Parameter	Description
`TABLE_NAME`	The Hudi table name.
`RECORDKEY_FIELD_OPT_KEY`	The field used as the record key. Records with the same key are deduplicated or updated based on the operation type.
`PRECOMBINE_FIELD_OPT_KEY`	The field used for pre-combining before a write.
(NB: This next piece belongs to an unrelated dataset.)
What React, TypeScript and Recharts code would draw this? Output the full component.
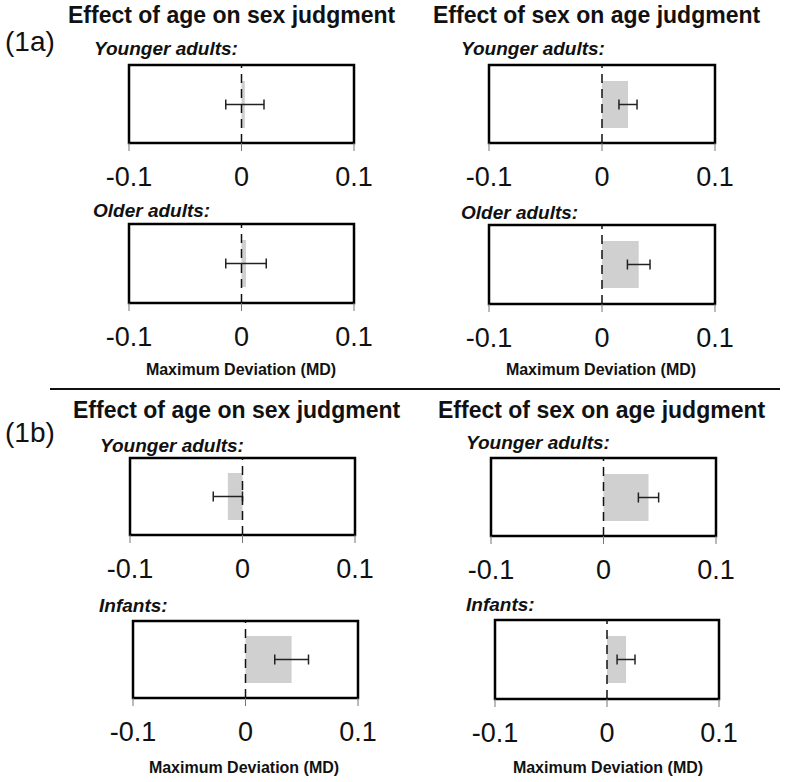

When two records share the same key, Hudi keeps the one with the larger value in this field.
`KEYGENERATOR_CLASS_OPT_KEY`	The key generator class. `SimpleKeyGenerator` generates keys from a single partition field.
`PARTITIONPATH_FIELD_OPT_KEY`	The DataFrame field used as the Hudi partition path.
`HIVE_PARTITION_FIELDS_OPT_KEY`	The Hive partition column name for metadata synchronization.
`META_SYNC_ENABLED_OPT_KEY`	Enables Hive metadata synchronization. Required when querying the table with Hive or Presto.
`HIVE_DATABASE_OPT_KEY`	The target Hive database for metadata synchronization.
`HIVE_TABLE_OPT_KEY`	The target Hive table name for metadata synchronization.

Insert data

df.write.format("hudi")
  .options(hudiOptions)
  .option(OPERATION_OPT_KEY,  INSERT_OPERATION_OPT_VAL)
  .option(INSERT_PARALLELISM, "8")
  .option(UPSERT_PARALLELISM, "8")
  .mode(Overwrite)
  .save("/tmp/hudi/h0")

To update existing records instead, replace INSERT_OPERATION_OPT_VAL with UPSERT_OPERATION_OPT_VAL.

Delete data

df.write.format("hudi")
  .options(hudiOptions)
  .option(OPERATION_OPT_KEY,  DELETE_OPERATION_OPT_VAL)
  .option(DELETE_PARALLELISM, "8")
  .mode(Append)
  .save("/tmp/hudi/h0")

The delete operation matches records by the key defined in RECORDKEY_FIELD_OPT_KEY and removes them from the table.

Query data

Hudi is integrated into Spark, Hive, and Presto in EMR. No additional dependencies are needed to run queries.

To query a Hudi table with Hive or Presto, enable metadata synchronization at write time by setting META_SYNC_ENABLED_OPT_KEY to "true". See Write data.

Input format behavior

EMR Hudi and open source Hudi handle input formats differently:

Open source Hudi: You must set hive.input.format to org.apache.hudi.hadoop.hive.HoodieCombineHiveInputFormat for both Copy on Write and Merge on Read tables.
EMR Hudi: You do not need to specify an input format for Copy on Write tables. Copy on Write tables automatically adapt to input formats of Hudi.